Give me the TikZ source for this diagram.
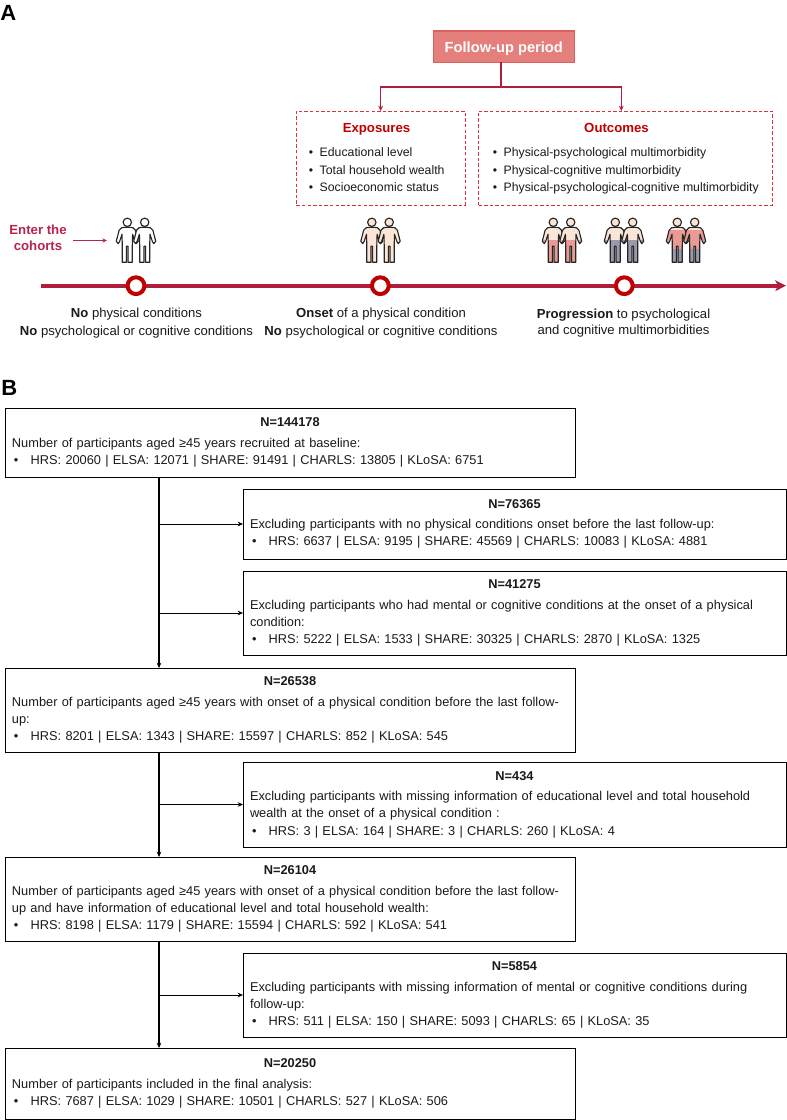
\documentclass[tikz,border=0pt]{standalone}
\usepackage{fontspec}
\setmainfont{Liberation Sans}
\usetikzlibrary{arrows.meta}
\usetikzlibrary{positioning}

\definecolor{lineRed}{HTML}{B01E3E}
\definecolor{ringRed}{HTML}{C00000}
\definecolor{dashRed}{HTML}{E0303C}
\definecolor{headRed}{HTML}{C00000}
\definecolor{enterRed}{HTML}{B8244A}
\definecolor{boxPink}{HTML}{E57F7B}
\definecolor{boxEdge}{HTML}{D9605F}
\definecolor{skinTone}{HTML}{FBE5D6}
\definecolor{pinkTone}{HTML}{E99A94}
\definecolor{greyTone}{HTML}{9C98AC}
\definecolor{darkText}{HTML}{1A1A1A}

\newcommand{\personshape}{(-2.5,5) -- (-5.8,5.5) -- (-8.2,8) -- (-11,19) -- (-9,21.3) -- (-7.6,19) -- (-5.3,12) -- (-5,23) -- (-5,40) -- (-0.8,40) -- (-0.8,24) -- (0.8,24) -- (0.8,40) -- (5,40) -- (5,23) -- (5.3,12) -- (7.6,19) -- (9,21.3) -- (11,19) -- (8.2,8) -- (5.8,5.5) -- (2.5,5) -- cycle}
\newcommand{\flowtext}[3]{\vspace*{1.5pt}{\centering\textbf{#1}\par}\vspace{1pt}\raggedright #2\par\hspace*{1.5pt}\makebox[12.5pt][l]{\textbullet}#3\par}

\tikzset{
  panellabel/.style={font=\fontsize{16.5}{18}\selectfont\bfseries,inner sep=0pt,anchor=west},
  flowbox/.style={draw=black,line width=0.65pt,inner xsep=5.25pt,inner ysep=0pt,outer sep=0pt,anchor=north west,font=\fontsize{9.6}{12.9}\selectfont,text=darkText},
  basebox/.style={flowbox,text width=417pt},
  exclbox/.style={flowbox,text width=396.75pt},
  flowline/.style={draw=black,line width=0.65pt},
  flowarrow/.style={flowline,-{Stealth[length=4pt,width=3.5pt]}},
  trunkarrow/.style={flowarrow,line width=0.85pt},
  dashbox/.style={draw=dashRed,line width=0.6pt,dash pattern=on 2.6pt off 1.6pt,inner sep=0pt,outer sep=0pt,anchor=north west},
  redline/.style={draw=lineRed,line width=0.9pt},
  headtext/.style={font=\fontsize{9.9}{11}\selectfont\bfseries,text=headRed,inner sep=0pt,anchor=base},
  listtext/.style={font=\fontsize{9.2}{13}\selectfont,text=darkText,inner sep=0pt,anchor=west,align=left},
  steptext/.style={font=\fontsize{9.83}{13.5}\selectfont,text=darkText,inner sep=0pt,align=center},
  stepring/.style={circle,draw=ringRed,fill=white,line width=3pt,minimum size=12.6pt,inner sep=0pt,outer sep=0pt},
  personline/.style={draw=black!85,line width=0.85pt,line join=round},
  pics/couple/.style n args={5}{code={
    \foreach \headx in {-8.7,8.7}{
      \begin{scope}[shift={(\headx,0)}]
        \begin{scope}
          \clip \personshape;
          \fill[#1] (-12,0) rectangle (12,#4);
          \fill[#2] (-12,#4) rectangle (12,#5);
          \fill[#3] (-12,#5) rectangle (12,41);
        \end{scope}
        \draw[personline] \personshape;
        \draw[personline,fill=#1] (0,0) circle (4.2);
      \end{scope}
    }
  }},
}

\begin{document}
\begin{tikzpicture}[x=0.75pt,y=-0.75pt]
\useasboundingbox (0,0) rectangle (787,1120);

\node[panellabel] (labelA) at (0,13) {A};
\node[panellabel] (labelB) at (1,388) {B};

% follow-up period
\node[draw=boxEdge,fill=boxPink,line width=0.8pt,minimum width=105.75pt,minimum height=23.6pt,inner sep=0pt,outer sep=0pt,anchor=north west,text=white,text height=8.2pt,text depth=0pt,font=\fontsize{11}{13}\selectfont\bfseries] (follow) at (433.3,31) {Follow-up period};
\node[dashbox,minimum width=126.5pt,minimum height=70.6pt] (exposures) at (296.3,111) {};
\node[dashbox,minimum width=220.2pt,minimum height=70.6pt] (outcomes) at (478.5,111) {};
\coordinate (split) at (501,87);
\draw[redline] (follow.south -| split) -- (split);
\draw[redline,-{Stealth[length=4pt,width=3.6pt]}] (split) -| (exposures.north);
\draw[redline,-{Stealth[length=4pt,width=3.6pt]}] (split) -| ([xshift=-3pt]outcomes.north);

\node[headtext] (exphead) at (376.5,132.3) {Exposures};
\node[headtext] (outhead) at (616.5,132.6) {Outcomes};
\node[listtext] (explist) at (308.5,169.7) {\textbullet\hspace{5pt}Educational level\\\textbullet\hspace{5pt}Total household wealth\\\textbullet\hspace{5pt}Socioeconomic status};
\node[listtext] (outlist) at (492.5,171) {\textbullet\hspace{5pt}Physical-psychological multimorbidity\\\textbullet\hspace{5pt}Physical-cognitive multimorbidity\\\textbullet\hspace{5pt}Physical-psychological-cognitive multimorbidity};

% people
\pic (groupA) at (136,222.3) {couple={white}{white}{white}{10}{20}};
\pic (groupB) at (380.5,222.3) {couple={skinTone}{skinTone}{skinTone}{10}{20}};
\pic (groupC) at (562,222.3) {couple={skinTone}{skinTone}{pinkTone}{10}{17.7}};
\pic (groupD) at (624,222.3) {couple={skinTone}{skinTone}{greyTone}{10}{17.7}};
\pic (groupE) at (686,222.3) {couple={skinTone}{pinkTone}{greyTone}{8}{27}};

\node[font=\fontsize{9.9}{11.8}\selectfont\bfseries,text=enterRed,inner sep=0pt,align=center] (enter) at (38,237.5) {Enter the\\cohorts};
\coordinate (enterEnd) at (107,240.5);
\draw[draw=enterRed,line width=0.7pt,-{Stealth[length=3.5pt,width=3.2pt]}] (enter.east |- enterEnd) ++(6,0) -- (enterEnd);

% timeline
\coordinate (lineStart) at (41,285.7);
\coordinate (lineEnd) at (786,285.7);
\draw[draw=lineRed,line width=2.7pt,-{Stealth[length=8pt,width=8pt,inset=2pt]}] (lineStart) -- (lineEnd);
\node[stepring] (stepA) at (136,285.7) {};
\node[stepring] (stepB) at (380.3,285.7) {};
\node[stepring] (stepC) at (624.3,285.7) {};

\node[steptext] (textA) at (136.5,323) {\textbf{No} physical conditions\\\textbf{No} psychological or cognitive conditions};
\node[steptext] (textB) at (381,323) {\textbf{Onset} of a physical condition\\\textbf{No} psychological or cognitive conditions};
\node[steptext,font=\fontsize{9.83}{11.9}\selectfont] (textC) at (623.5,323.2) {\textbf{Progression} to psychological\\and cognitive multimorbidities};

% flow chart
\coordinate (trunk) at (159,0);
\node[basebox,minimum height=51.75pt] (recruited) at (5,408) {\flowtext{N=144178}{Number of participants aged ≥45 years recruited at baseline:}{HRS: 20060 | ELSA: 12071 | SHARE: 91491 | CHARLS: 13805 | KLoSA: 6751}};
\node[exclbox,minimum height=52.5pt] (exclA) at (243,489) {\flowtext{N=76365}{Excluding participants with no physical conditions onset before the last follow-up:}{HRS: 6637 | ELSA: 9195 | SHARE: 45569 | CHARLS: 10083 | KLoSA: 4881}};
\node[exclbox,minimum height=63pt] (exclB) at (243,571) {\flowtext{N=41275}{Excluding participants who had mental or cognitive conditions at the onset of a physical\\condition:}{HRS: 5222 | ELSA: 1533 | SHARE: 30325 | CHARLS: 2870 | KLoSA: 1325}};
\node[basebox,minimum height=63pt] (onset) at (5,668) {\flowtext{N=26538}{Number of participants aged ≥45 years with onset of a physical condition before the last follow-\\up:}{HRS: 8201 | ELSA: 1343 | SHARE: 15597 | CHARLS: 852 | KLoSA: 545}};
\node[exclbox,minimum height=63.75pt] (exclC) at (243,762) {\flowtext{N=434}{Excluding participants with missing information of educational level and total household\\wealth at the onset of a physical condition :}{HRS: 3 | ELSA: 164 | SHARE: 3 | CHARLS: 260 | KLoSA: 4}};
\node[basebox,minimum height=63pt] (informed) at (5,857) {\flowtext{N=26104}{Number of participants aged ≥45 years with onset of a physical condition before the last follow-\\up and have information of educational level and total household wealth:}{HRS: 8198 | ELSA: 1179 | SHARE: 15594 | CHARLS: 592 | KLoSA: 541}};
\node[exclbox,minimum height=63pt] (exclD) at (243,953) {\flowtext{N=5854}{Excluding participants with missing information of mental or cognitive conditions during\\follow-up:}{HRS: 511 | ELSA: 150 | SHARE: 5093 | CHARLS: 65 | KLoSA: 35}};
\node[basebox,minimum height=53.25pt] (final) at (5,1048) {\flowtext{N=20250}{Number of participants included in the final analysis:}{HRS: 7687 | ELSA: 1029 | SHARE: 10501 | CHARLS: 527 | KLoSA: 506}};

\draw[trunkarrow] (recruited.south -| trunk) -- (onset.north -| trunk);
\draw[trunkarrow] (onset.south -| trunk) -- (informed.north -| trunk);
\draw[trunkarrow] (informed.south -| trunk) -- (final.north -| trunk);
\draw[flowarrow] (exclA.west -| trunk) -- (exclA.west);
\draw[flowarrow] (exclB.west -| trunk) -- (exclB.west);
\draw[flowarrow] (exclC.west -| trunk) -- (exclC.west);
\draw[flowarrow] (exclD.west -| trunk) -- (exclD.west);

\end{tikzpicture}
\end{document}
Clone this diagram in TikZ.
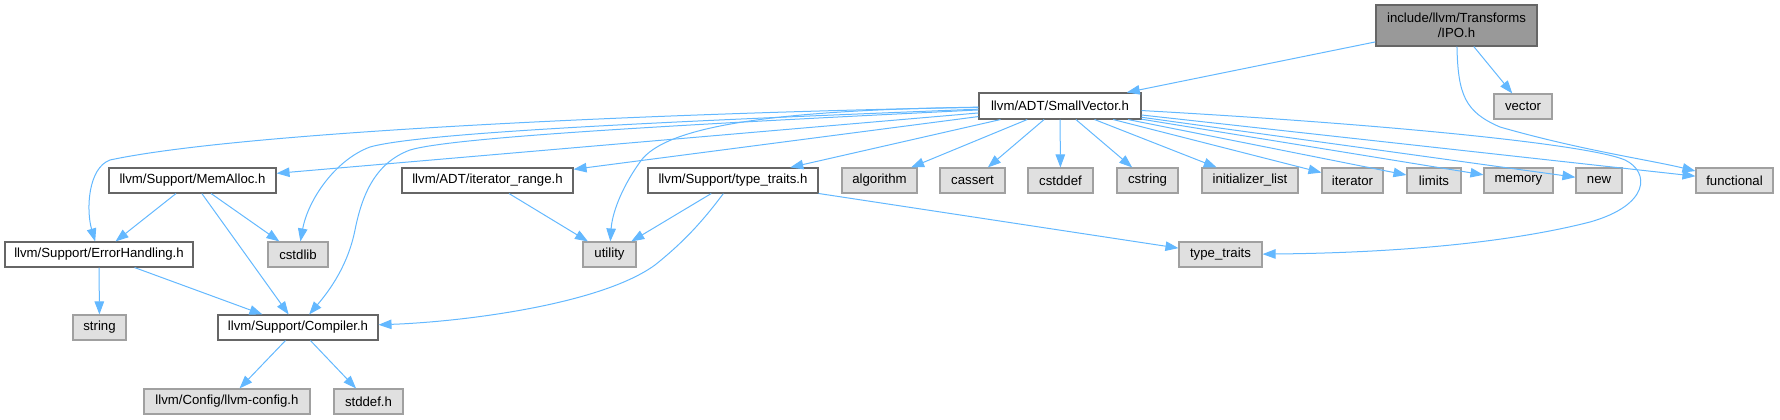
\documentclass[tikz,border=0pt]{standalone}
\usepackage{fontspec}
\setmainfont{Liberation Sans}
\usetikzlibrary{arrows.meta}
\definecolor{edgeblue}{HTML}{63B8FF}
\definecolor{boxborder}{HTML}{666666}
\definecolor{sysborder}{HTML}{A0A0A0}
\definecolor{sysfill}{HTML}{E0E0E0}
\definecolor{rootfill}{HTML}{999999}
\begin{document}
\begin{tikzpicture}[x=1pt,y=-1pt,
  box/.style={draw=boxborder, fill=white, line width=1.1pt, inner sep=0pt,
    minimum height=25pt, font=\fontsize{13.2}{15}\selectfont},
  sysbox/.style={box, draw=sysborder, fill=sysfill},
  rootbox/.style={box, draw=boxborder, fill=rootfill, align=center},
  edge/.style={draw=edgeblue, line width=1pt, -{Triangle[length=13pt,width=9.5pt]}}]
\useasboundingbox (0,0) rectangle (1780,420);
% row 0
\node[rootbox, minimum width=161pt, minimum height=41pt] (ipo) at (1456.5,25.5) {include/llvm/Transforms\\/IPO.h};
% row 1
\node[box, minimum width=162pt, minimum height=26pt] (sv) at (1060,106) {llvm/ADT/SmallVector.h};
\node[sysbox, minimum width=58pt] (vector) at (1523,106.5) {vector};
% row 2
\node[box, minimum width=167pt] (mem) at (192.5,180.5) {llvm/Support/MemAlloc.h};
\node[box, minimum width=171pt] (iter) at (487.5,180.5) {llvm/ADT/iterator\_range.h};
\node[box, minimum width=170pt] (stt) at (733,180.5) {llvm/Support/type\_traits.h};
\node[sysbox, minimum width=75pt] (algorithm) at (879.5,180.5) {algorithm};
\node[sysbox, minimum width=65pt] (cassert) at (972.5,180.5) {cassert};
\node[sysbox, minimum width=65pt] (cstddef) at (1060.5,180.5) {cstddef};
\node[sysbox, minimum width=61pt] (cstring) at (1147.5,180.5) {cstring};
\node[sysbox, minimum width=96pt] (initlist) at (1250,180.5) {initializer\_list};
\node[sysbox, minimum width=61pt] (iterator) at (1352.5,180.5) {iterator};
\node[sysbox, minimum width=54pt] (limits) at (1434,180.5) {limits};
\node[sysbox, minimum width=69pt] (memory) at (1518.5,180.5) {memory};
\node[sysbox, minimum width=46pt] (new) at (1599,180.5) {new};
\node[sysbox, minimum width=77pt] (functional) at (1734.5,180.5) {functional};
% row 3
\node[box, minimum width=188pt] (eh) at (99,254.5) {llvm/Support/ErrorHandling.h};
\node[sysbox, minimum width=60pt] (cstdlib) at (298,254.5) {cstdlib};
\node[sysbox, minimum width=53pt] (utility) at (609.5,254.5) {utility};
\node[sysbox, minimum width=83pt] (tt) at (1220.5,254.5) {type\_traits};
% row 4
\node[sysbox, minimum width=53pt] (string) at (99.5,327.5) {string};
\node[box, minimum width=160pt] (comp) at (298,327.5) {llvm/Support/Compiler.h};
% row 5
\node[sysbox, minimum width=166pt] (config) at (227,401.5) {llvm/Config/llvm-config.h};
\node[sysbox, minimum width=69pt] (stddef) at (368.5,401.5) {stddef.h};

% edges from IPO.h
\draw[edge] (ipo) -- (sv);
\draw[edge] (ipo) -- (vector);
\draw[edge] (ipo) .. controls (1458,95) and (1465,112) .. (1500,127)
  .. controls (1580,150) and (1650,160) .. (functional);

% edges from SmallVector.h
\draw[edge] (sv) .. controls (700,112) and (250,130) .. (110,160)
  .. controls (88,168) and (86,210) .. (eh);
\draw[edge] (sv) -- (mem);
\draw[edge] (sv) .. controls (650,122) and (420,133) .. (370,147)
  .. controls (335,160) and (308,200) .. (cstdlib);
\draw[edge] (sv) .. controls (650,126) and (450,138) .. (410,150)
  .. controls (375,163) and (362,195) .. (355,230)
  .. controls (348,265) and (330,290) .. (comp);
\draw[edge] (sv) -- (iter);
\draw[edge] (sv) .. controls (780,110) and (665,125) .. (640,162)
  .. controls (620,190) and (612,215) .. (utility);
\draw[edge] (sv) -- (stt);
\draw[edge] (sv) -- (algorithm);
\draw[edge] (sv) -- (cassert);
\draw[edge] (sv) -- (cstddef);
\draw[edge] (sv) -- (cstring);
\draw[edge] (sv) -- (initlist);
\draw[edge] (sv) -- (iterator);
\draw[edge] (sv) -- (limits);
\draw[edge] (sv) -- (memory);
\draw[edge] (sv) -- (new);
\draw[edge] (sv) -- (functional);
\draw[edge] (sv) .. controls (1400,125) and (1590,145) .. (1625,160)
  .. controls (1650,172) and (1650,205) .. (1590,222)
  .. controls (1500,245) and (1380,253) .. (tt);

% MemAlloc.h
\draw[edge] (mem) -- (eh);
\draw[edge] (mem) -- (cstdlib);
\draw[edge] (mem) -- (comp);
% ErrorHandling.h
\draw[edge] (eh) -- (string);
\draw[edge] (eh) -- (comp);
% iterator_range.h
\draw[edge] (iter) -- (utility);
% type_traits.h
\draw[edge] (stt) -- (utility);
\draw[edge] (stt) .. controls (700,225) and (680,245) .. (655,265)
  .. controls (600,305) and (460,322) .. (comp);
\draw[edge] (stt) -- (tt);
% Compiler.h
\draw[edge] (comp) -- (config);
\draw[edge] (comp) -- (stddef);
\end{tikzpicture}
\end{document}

===============

Exercise directions :: Scan the material above for the word "this". Copy each line where it occurs.

Exercise result ::
Give me the TikZ source for this diagram.
Clone this diagram in TikZ.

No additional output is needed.